One caveat though: a lot of craps bets are needlessly complicated and foolish, mostly because they don't offer good odds. Luckily for you, this guide to craps will not only show you the simplest craps bets that you can make, but those are also the bets with the best odds. You'll find other players who won't agree with your strategy, but if you believe in irrefutable logic and math, then you won't worry about that.
How to Play Craps
The first time you ever get to a craps table, make a small bet on thepass line. The pass line is the strip that runs all around the craps table's layout.
This small bet that you just made on the pass line is called a come-bet. That's because the first throw of the dice is a come-out roll.At this point, you're hoping to roll a 7 or an 11 if you're the shooter, or hope that the person who is throwing the dice rolls a 7 or an 11. On the come-out roll, a 7 or an 11 is a winner automatically, so if that happens, you're already a winner.

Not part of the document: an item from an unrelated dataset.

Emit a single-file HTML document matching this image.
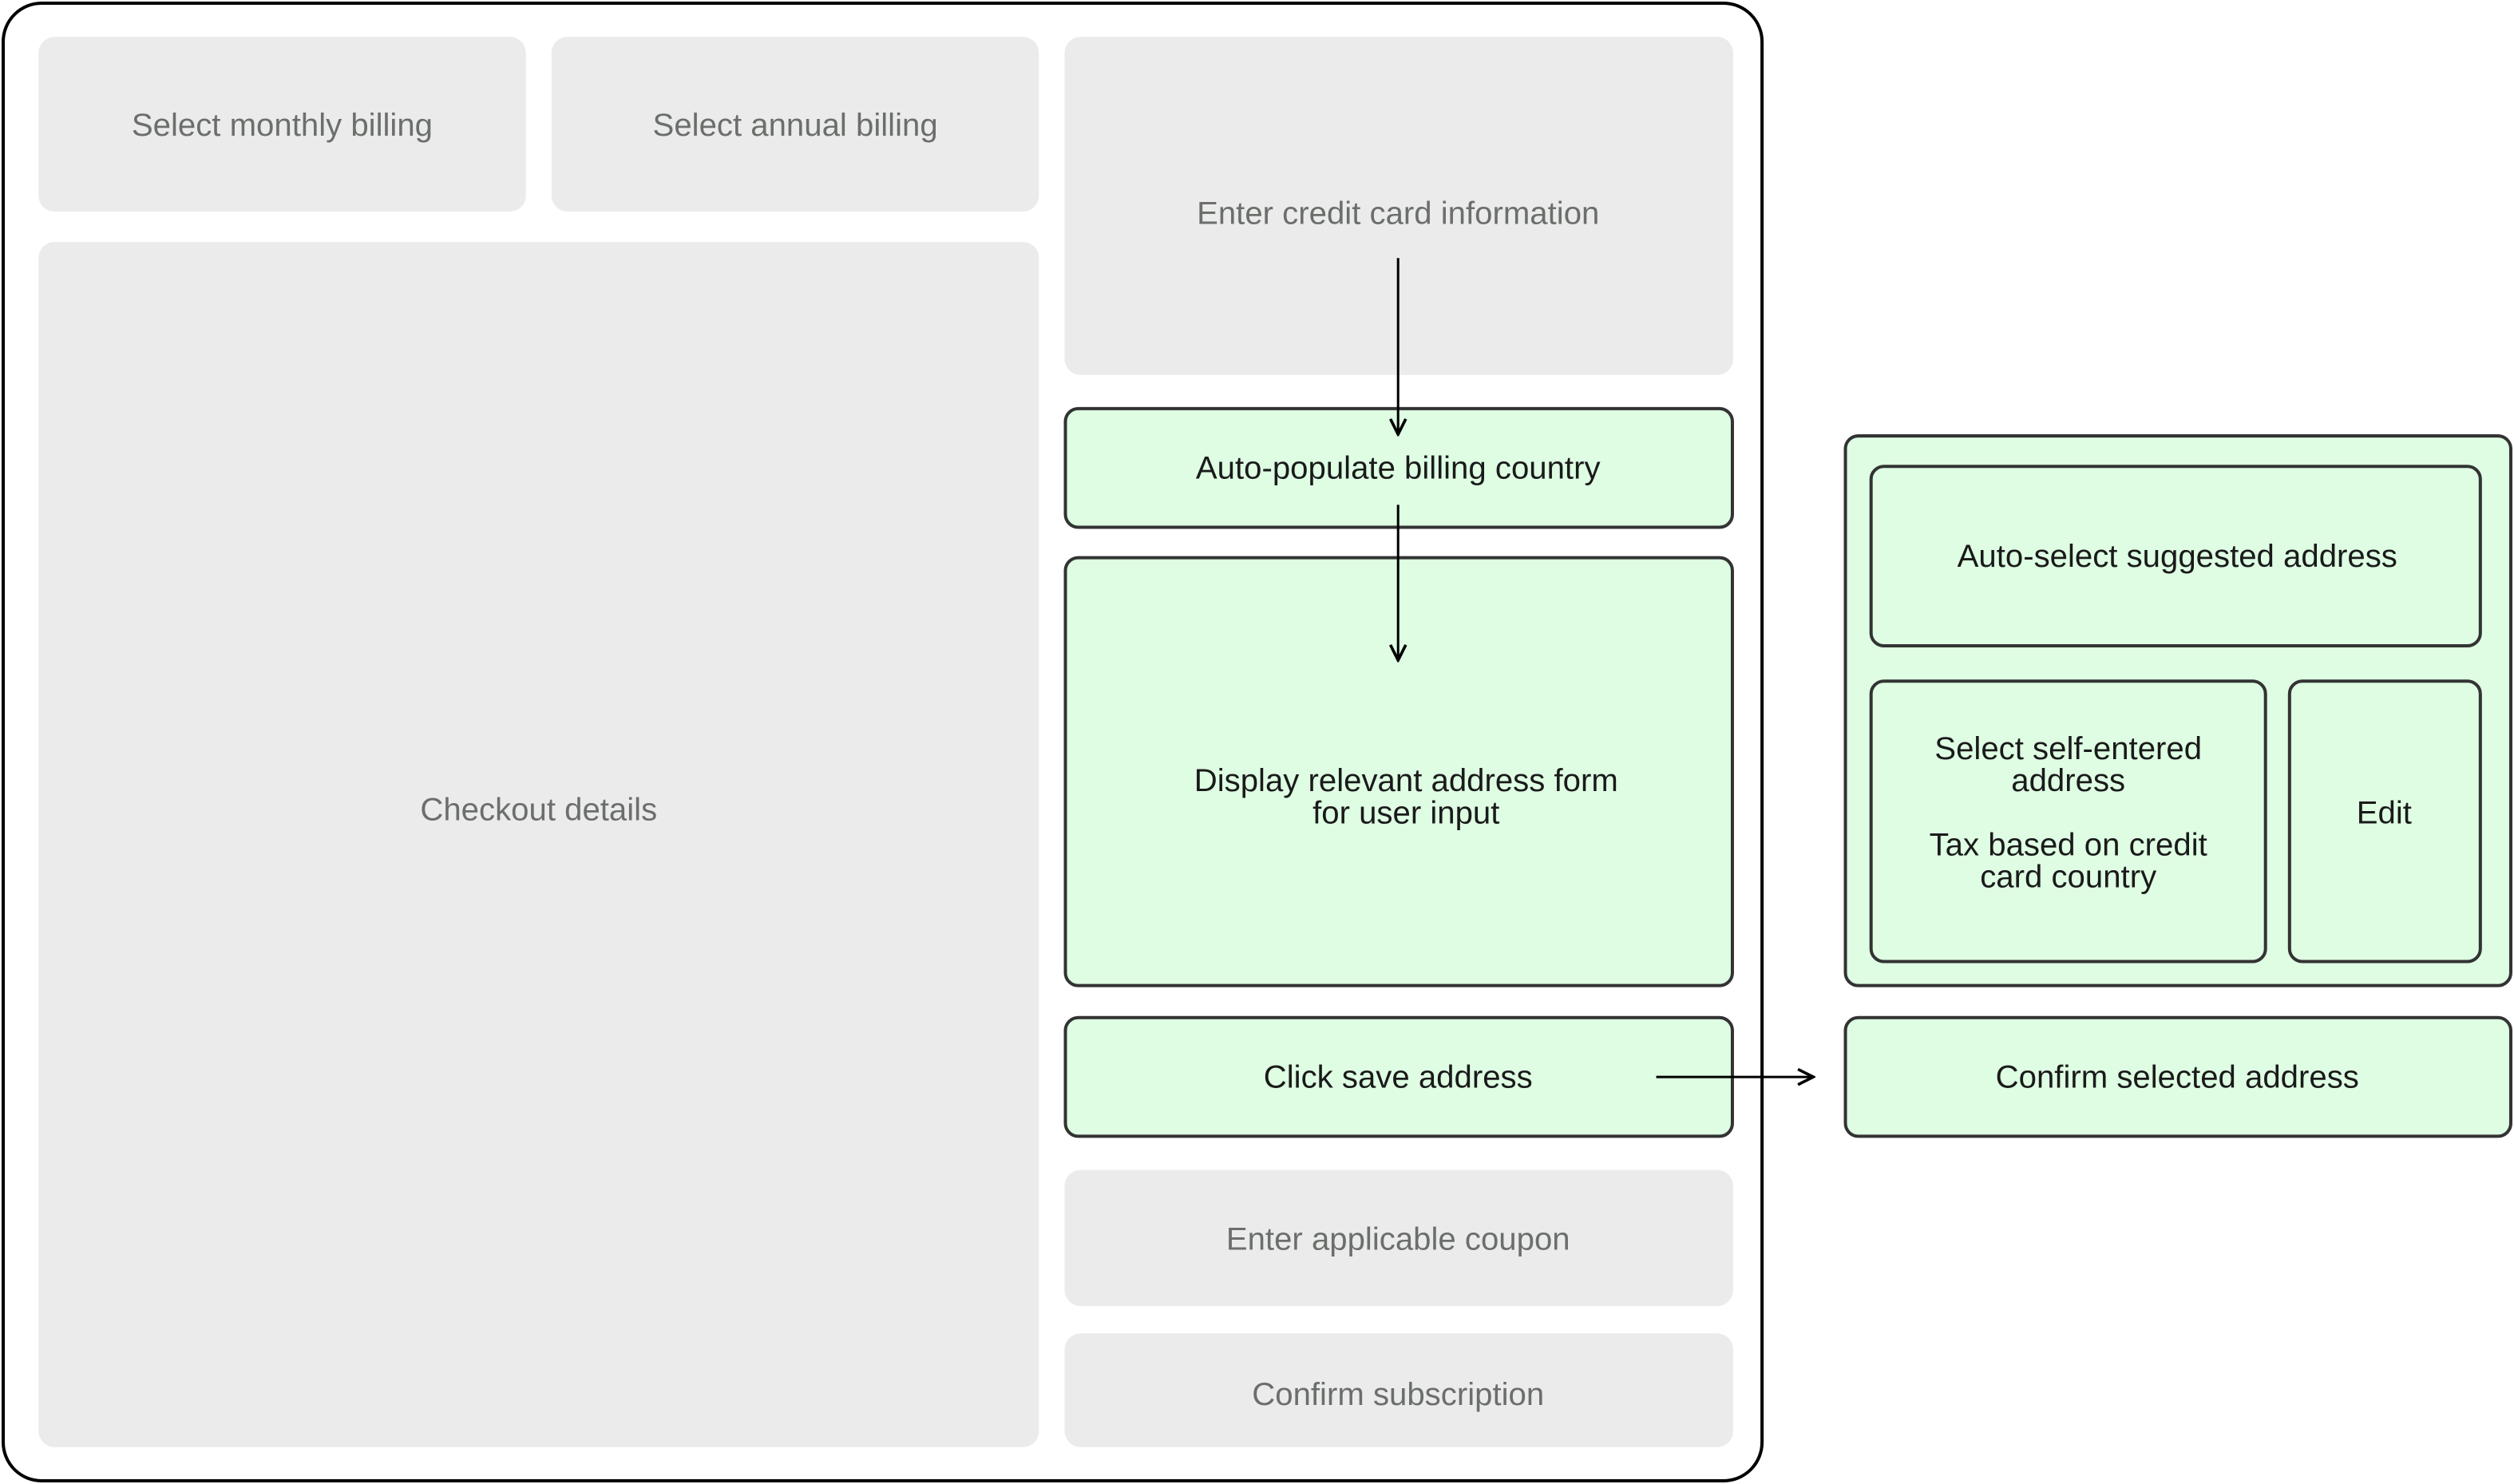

On the other hand, if the shooter rolls a 2, a 3, or a 12, then he's rolled "craps", which is an automatic loss.
Any other number establishes a pass-line point. The shooter's goal at this point is to roll this number again before rolling a 7. If he does roll the pass-line point before rolling a 7, then again, you win. But if he rolls a 7 before rolling the pass-line point, then you lose, and the hand ends. In this case, the dice move to another player, who becomes the new shooter.